Thursday, April 16, 2009

Wives and Daughters: P&P - The Gibsons and the Bennets

I meant to make this posting on W&D about the passive aggressiveness of both Mr. and Mrs. Gibson (don't you just "love" how Mr. Gibson guilts Molly into doing/saying/feeling what he wants her to by withdrawing his affections and presence...see conversation about Molly calling Clare/Hyacinth "Mamma" in chapter 15) and also about the lack of expression the narrator notes in both Mrs. Gibson's and Cynthia's eyes, whilst cleverly observing that this was the era during which the eyes were universally recognized as being the windows to the soul...but no matter.

I read chapter 24 tonight and since I know P&P chapter/verse I couldn't help but being struck by this passage:
and to those whom he liked Mr Gibson could be remarkably agreeable.

And who does that sound like if not Mr. Bennet?

Cynthia and Molly looked their best, which was all the duty Mrs Gibson absolutely required of them, as she was willing enough to take her full share in the conversation.

And who does not insist on her share of the conversation if not Lady Catherine de Bourgh?

'Cynthia is not a dunce either,' said Mrs Gibson, afraid lest her daughter's opinion of herself might be taken seriously. 'But I have always observed that some people have a talent for one thing and some for another. Now Cynthia's talents are not for science and the severer studies. Do you remember, love, what trouble I had to teach you the use of the globes?'

'Yes; and I don't know longitude from latitude now; and I'm always puzzled as to which is perpendicular and which is horizontal.'

'Yet, I do assure you,' her mother continued, rather addressing herself to Osborne 'that her memory for poetry is prodigious. I have heard her repeat the "Prisoner of Chillon" from beginning to end.'

'It would be rather a bore to have to hear her, I think,' said Mr Gibson, smiling at Cynthia, who gave him back one of her bright looks of mutual understanding.

And this whole passage reminded me strongly of Elizabeth deflecting Mrs. Bennet while they were visiting Netherfield when Jane was sick--not so much in content but in tone and even cadence.

I imagine that I am making too much of this, and that as a Janeite, I see Austen's influence everywhere, but I have to wonder whether consciously or unconsciously, Mr. and Mrs. Bennet were in Gaskell's mind when she was forming Mr. and Mrs. Gibson. Mrs G. certainly has the same matchmaking tendencies as Mrs. B., and her husband is forced to retreat into his shell to escape from her silliness.

Final note today - I noticed a discrepancy in the conversation cited above.

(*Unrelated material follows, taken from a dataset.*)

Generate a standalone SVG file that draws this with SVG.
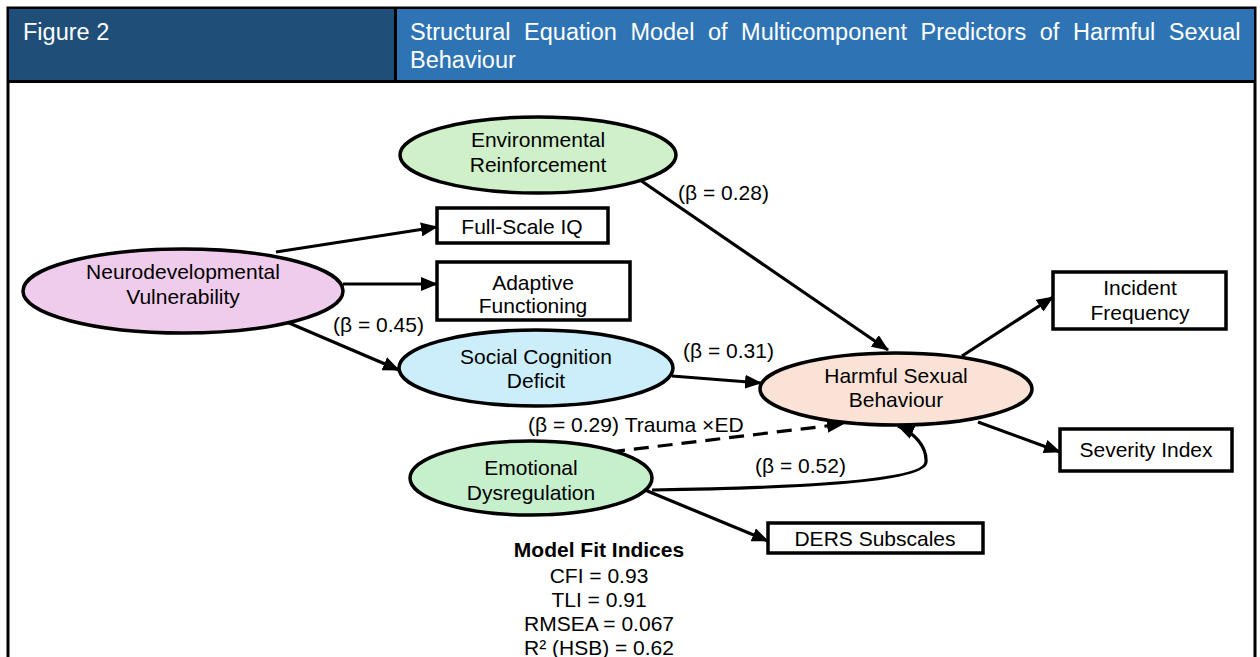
<svg xmlns="http://www.w3.org/2000/svg" width="1260" height="657" viewBox="0 0 1260 657">
<defs>
<marker id="arr" viewBox="0 0 17 14" refX="16" refY="7" markerWidth="17" markerHeight="14" markerUnits="userSpaceOnUse" orient="auto">
<path d="M0,0 L17,7 L0,14 Z" fill="#000"/>
</marker>
<style>
text{font-family:"Liberation Sans",Arial,sans-serif;fill:#000;}
.n{font-size:21px;text-anchor:middle;}
.lbl{font-size:21px;}
.hdr{font-size:23.5px;fill:#fff;}
.el{stroke:#000;stroke-width:3.5;}
.bx{fill:#fff;stroke:#000;stroke-width:3.5;}
.c{fill:none;stroke:#000;stroke-width:3.2;marker-end:url(#arr);}
.fit{font-size:21px;text-anchor:middle;}
</style>
</defs>
<rect width="1260" height="657" fill="#fff"/>
<g id="frame">
<rect x="8" y="8" width="1247" height="700" fill="none" stroke="#000" stroke-width="3"/>
<rect x="9" y="9" width="386" height="72" fill="#1F4E79"/>
<rect x="396" y="9" width="858" height="72" fill="#2E74B5"/>
<line x1="395.5" y1="8" x2="395.5" y2="82" stroke="#000" stroke-width="3"/>
<line x1="8" y1="81.5" x2="1255" y2="81.5" stroke="#000" stroke-width="3"/>
<text class="hdr" x="23" y="40">Figure 2</text>
<text class="hdr" x="410" y="40" word-spacing="7">Structural Equation Model of Multicomponent Predictors of Harmful Sexual</text>
<text class="hdr" x="410" y="68">Behaviour</text>
</g>
<g id="connectors">
<line class="c" x1="276" y1="252" x2="437" y2="227"/>
<line class="c" x1="343" y1="284" x2="437" y2="284"/>
<line class="c" x1="275" y1="317" x2="399" y2="370"/>
<line class="c" x1="640" y1="180" x2="888" y2="350"/>
<line class="c" x1="672" y1="376" x2="761" y2="383"/>
<line class="c" x1="610" y1="452" x2="843" y2="424" stroke-dasharray="15 9"/>
<path class="c" d="M652,490 C790,488 925,482 926,462 C927,446 914,433 898,426"/>
<line class="c" x1="645" y1="490" x2="768" y2="541"/>
<line class="c" x1="962" y1="356" x2="1053" y2="297"/>
<line class="c" x1="978" y1="422" x2="1060" y2="452"/>
<text class="lbl" x="678" y="200">(β = 0.28)</text>
<text class="lbl" x="333" y="332">(β = 0.45)</text>
<text class="lbl" x="683" y="358">(β = 0.31)</text>
<text class="lbl" x="528" y="432">(β = 0.29) Trauma ×ED</text>
<text class="lbl" x="755" y="473">(β = 0.52)</text>
</g>
<g id="env">
<ellipse class="el" cx="538" cy="155" rx="138" ry="38" fill="#CFF0C9"/>
<text class="n" x="538" y="147">Environmental</text>
<text class="n" x="538" y="172">Reinforcement</text>
</g>
<g id="neuro">
<ellipse class="el" cx="183" cy="291" rx="160" ry="42" fill="#F0CCEC"/>
<text class="n" x="183" y="279">Neurodevelopmental</text>
<text class="n" x="183" y="304">Vulnerability</text>
</g>
<g id="fsiq">
<rect class="bx" x="437" y="208" width="171" height="35"/>
<text class="n" x="522" y="234">Full-Scale IQ</text>
</g>
<g id="adaptive">
<rect class="bx" x="437" y="262" width="193" height="58"/>
<text class="n" x="533" y="290">Adaptive</text>
<text class="n" x="533" y="313">Functioning</text>
</g>
<g id="social">
<ellipse class="el" cx="536" cy="368" rx="137" ry="38" fill="#CCEDFA"/>
<text class="n" x="536" y="364">Social Cognition</text>
<text class="n" x="536" y="388">Deficit</text>
</g>
<g id="emotional">
<ellipse class="el" cx="531" cy="478" rx="121" ry="37" fill="#C6EFCB"/>
<text class="n" x="531" y="475">Emotional</text>
<text class="n" x="531" y="500">Dysregulation</text>
</g>
<g id="hsb">
<ellipse class="el" cx="896" cy="389" rx="136" ry="36" fill="#FBE2D6"/>
<text class="n" x="896" y="383">Harmful Sexual</text>
<text class="n" x="896" y="407">Behaviour</text>
</g>
<g id="incident">
<rect class="bx" x="1053" y="272" width="173" height="57"/>
<text class="n" x="1140" y="295">Incident</text>
<text class="n" x="1140" y="320">Frequency</text>
</g>
<g id="severity">
<rect class="bx" x="1060" y="429" width="172" height="42"/>
<text class="n" x="1146" y="457">Severity Index</text>
</g>
<g id="ders">
<rect class="bx" x="768" y="523" width="215" height="30"/>
<text class="n" x="875" y="546">DERS Subscales</text>
</g>
<g id="fit">
<text class="fit" x="599" y="557" font-weight="bold">Model Fit Indices</text>
<text class="fit" x="599" y="583">CFI = 0.93</text>
<text class="fit" x="599" y="607">TLI = 0.91</text>
<text class="fit" x="599" y="631">RMSEA = 0.067</text>
<text class="fit" x="599" y="655">R² (HSB) = 0.62</text>
</g>
</svg>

In my Penguin Classics edition, Cynthia says "I don't know longitude from altitude," whereas the online source that I cut and pasted from says "I don't know longitude from latitude..."

I prefer 'altitude' to 'latitude' because it's funnier (and Cynthia playing at Mrs. Malaprop is funny!). I do think Cynthia has a better sense of humor than I originally gave her credit for, but I wonder which is what Gaskell actually wrote. Perhaps Jenny Uglow will mention this in the bio--I'm not reading her analysis of W&D until I finish the book. Of course, regardless of what Gaskell wrote, critics will debate what she meant because she regularly made mistakes with chronology and geography and had a hard time keeping straight what she called various characters. All part of her charm, in my opinion.


  1. Oh I don't think you are making too much of it. I read W&D last year and came to it fresh, but felt JA's presence very much so. I think the examples you use are good ones.

  2. Interesting connections! I'm sure you're not reading too much into it. And how interesting about the textual discrepancy -- I wonder if it's a silly mistake, or if there is a story there.

  3. Thanks for stopping by, Bells and Dorothy. I loved W&D when I read it before, but it's even more enjoyable looking for Austen-connections while I read.

    I've got to find out whether that altitude/latitude was a typo or an error, or what!